Shaping the Future of MEMS
A new micro-electro-mechanical system (MEMS) conference debuted this week, Shaping the Future of MEMS and Sensors, on September 10 in Santa Clara, California, hosted by STMicroelectronics. A wide variety of representatives from the MEMS ecosystem presented their views on where MEMS is headed, in two parallel tracks, one on MEMS in consumer electronics and the other on MEMS in healthcare and wellness.
First up in the consumer track was Becky Oh, president and CEO of PNI Sensors Inc. (Santa Rosa, Calif.), who presented the history behind PNI’s latest innovation — a tiny 1.5-by-1.5-by-0.5-millimeter chip that can perform the complex sensor fusion function for any manufacturer’s accelerometer, gyroscope, magnetometer, and altimeter, then output location readings to any applications processor. Called Sentral, the hardware state-machine chip is similar in function to the M7 sensor fusion chip just announced by Apple for its iPhone 5s in that it offloads the sensor fusion function from the application processor while consuming just one percent of its power.

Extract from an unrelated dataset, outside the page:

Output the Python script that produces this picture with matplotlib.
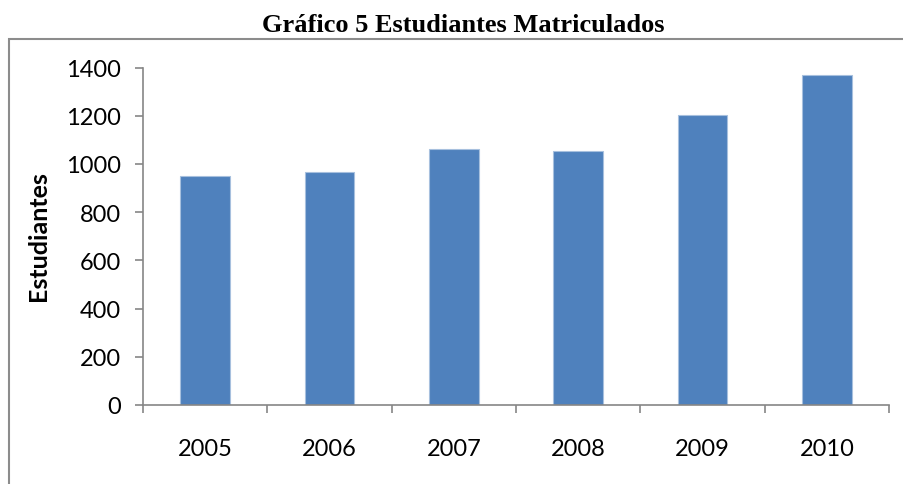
import matplotlib
matplotlib.use("Agg")
import matplotlib.pyplot as plt
from matplotlib.patches import Rectangle
import numpy as np

years = ["2005", "2006", "2007", "2008", "2009", "2010"]
estudiantes = [950, 968, 1061, 1055, 1201, 1370]
yticks = [0, 200, 400, 600, 800, 1000, 1200, 1400]

W, H = 904, 485
fig = plt.figure(figsize=(W / 100, H / 100), dpi=100)

# outer chart frame
frame = Rectangle((9 / W, -0.05), (W + 20) / W, 1 - 39.5 / H + 0.05,
                  transform=fig.transFigure, fill=False,
                  edgecolor="#8c8c8c", linewidth=1.5, zorder=0)
fig.patches.append(frame)

left, right = 143 / W, 889 / W
bottom, top = 1 - 406 / H, 1 - 68.5 / H
ax = fig.add_axes([left, bottom, right - left, top - bottom])

x = np.arange(len(years))
ax.bar(x, estudiantes, width=0.4, color="#4F81BD", edgecolor="#A7C0DE",
       linewidth=0.8, zorder=2)

ax.set_xlim(-0.5, len(years) - 0.5)
ax.set_ylim(0, 1400)
ax.set_yticks(yticks)
ax.set_yticklabels([str(v) for v in yticks], fontfamily="Lato", fontsize=17)
ax.set_xticks(x)
ax.set_xticklabels(years, fontfamily="Lato", fontsize=17)
ax.set_xticks(np.arange(-0.5, len(years)), minor=True)
ax.tick_params(axis="x", which="major", length=0, pad=24)
ax.tick_params(axis="x", which="minor", length=6, width=1.2, color="#868686",
               direction="out")
ax.tick_params(axis="y", length=6, width=1.2, color="#868686",
               direction="out", pad=10)

for s in ["top", "right"]:
    ax.spines[s].set_visible(False)
for s in ["left", "bottom"]:
    ax.spines[s].set_color("#868686")
    ax.spines[s].set_linewidth(1.2)

fig.text(38 / W, 1 - 236 / H, "Estudiantes", rotation=90, ha="center",
         va="center", fontfamily="Lato", fontweight="bold", fontsize=18)

fig.text(463 / W, 1 - 25 / H, "Gráfico 5 Estudiantes Matriculados",
         ha="center", va="center", fontfamily="Liberation Serif",
         fontweight="bold", fontsize=19)

fig.savefig("out.png", dpi=100)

Other highlights in the consumer track included Broadcom’s senior program manager, Steve Malkos, who described an innovative sensor fusion algorithm for determining location information for vehicles by combining the outputs from GPS with the dead-reckoning capabilities of accelerometer, gyroscope, magnetometer, and altimeter. Called the Hybrid Universal Location Application, HULA uses Kalman filters to compensate for errors in individual sensors — such as blocked GPS signals or stray magnetic fields affecting magnetometer readings — resulting in more accurate location information.